Most parents know that one of the most important steps they can take to protect their children is to vaccinate them against dangerous diseases. But knowing what to vaccinate against and when to do so can be a complicated process.
National Infant Immunization Week, observed April 21-28, is a great reminder to get in touch with your pediatrician and ensure you are up-to-date with your child’s vaccinations.
“When children are not immunized, the results can be devastating,” says Dr. Robert W. Block, president of the American Academy of Pediatrics (AAP). “Making sure your children are properly immunized will give them up to a 98 percent chance of avoiding many diseases.”
The AAP is offering these vital tips for parents to help sort out all the details:
•Ask questions. Remember, your pediatrician is ready and willing to partner with you on getting your children immunized. Use your child’s doctor as a resource to help you sort out the endless supply of information — some good and some questionable — on this topic. So prepare questions in advance, and take a note pad with you to your visit so you can jot down important advice and critical dates.
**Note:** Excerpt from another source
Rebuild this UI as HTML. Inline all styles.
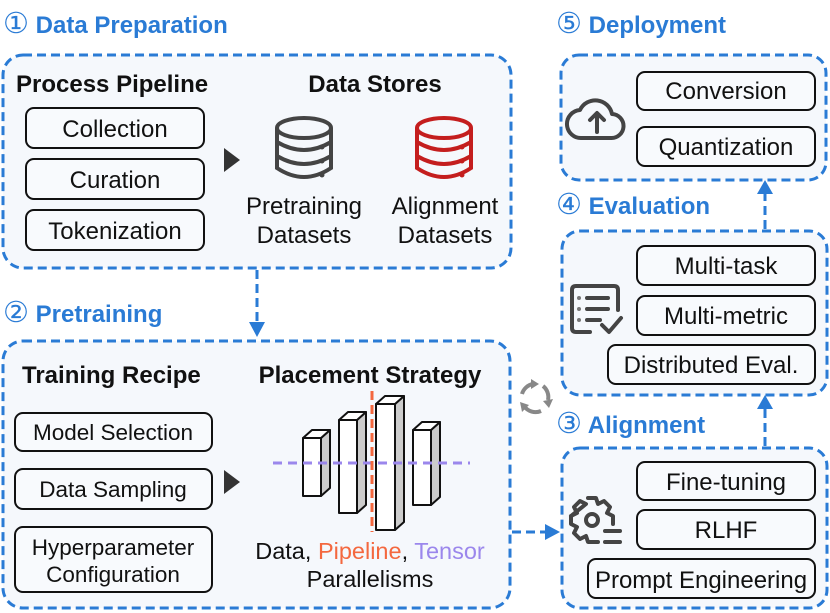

•Be on time. Your children’s immunization schedule is not an area of parenting where you should feel free to get creative. There are scientific reasons, based on knowledge of children’s immune systems, for why shots are recommended at certain ages. Updating your records and keeping a calendar can help you keep it all straight. More information on recommended schedules and on how immunizations work can be found at www.healthychildren.org.
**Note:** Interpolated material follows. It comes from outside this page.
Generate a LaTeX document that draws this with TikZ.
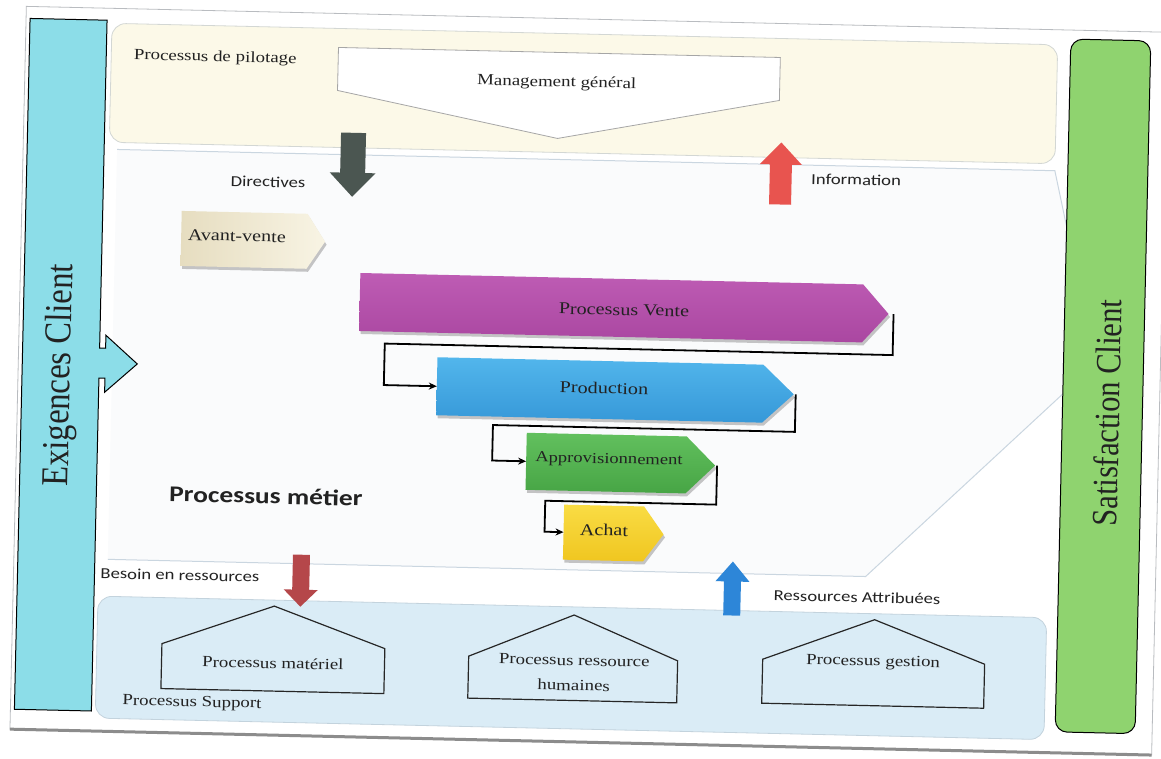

• Cocoon. One of the best ways to protect very young children — who have not yet received the full range of vaccines for deadly diseases — is to ensure that all family members and caregivers who come in close contact with the child are up-to-date on their own immunizations. This protective measure is called “cocooning.”
•Smile. Most children won’t enjoy getting vaccinated. You can make the process smoother by staying calm yourself, as young children can pick up on your feelings. Remember to cuddle with your child before, during and after the vaccination. Bringing along a favorite stuffed animal or blanket is a great way to provide some much-needed comfort. If your child is experiencing pain, ask your doctor if a non-aspirin pain reliever is safe to administer.
Consider your child fortunate to grow up in the U.S., where he or she will have easy access to lifesaving vaccines. Not all children around the world are equally protected, however. Parents can join one of several global campaigns, such as ShotatLife.org, to support the health of children all over the world.
You have more control over your children’s wellness than you realize. If you’re unsure of whether your children’s vaccinations are up-to-date, do your little ones a favor and check with your pediatrician today.